Americana singer-songwriter Mike McGuire travels a land of heavy weather, echoing church bells, sad tales and long memories. But he never lets go of the one thing that binds us together: Faith, in ourselves, in our future paths, in our country. It’s something that adds a sustaining power to Beyond the Ark, even as the Louisville, Kentucky, resident deals with a number of damaging emotions.
That starts with a creeping dread on the opening “Cumberland River Blues,” as McGuire crafts a series of devastating images in the wake of Tennessee’s recent flooding disaster. He sings with the weary acceptance of early Bruce Springsteen — even as Phil Stirgwolt answers, phrase for phrase, with a plaintive dobro. “Twelve inches of rain in 48 hours; Mama light a candle, we ain’t got no power,” McGuire sings, with every word sounding like a requiem. “Wrap the baby in a blanket, we’ll climb in this canoe. The Cumberland River’s angry and there ain’t nothing we can do.”
“Charlie Poole,” a tender memory of a town scallywag, boasts a similar mixture of Springsteen character sketches and plucky mountain riffs. Stirgwolt again serves as the centerpiece accompaniment to McGuire through a plucky mid-song picking session. “Nobody Says Nothing (Quite Like You)” adds a rattling beat from drummer Mike Alger and bassist Rico Thomas, as McGuire tells a clinched-teeth tale of quiet recriminations. An itinerate rhythm gives the tune a pleasant country-rock feel, even as McGuire delivers some of his most stinging putdowns to a distant lover.
The lone cover tune here is “Twilight,” a 1975 single written by Robbie Robertson for the Band, and it retains the original’s half-lit sorrow. As McGuire makes the song’s familiar plea (“don’t leave me alone in the twilight; twilight is the loneliest time of day”), Stirgwolt switches to a distant, particularly rustic harmonica. Robertson’s lyric fits so snugly into the broader atmosphere of McGuire’s Beyond the Ark, the uninitiated might not even recognize that “Twilight” was written by someone else. McGuire then takes the passing military imagery of that song (“a young man serves his country, while the old man guards his home”) to its logical conclusion on the subsequent “Military Time.” As a fresh recruit begins his journey into the service in Iraq, learning hard lessons along the way, McGuire’s band echoes the lock-step conformity required of such sacrifice. Scott Kiper adds a crunchy lead guitar, amid a snapping rhythm, and Mike Schroeder takes over for a few well-placed frenetic runs on the mandolin.
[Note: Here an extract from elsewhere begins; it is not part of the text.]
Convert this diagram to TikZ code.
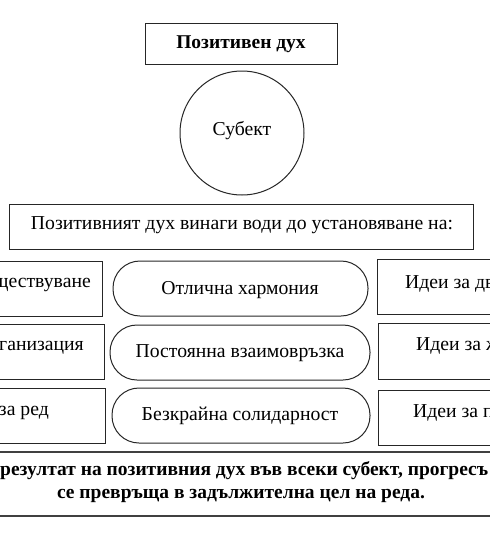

“Roses for the Moon” moves back into the easy gait McGuire first established on Beyond the Ark, but this time he adds a flinty romanticism that recalls Warren Zevon. As Schroeder moves to fiddle, giving the track a dirt-road authenticity, McGuire pulls one of the laconic lyrical twists that made Zevon’s work so compelling: He travels all night to make a grand gesture to a girl, only to find himself arrested and alone. Kiper matches McGuire lick for rueful lick on the subsequent Katrina-themed “Leaving New Orleans” which, instead of the expected happy-go-lucky Acadian stomp, returns to the sweeping portent of McGuire’s initial track. Dashing out ahead of the gathering hurricane-force winds, and amid a lugubrious signature from keyboardist David Taylor, the Crescent City quickly becomes nothing but a fading rearview speck. Just then, though, as McGuire surveys a truck filled to the point of tipping with all of his earthly belongings, he hedges a bit: “I’m leaving New Orleans, but I’ll be back … I hope!” He can’t, he won’t, give up.
On “The Streets are Quiet on Christmas Day,” McGuire offers a delicately wrought lament for the wider meaning of the holiday shared after the echoing excitement of tearing into presents has faded. Mike Cecil’s steel guitar then gives an old-time country feel to the closing “I Count the Days,” which finds McGuire studying hard to divine just how much longer he will be away from his true love. Even as he struggles with a forlorn mood, he can’t help but be aware of how common these feelings are, and he gains a sense of community in that shared longing. “In the morning,” he plaintively sings, “I’ll be waiting at the airport with all of the other people who are leaving.”
A glint of empathy, and of hope, shoots through even the quietest, saddest moments on Beyond the Ark, and that’s what makes it special.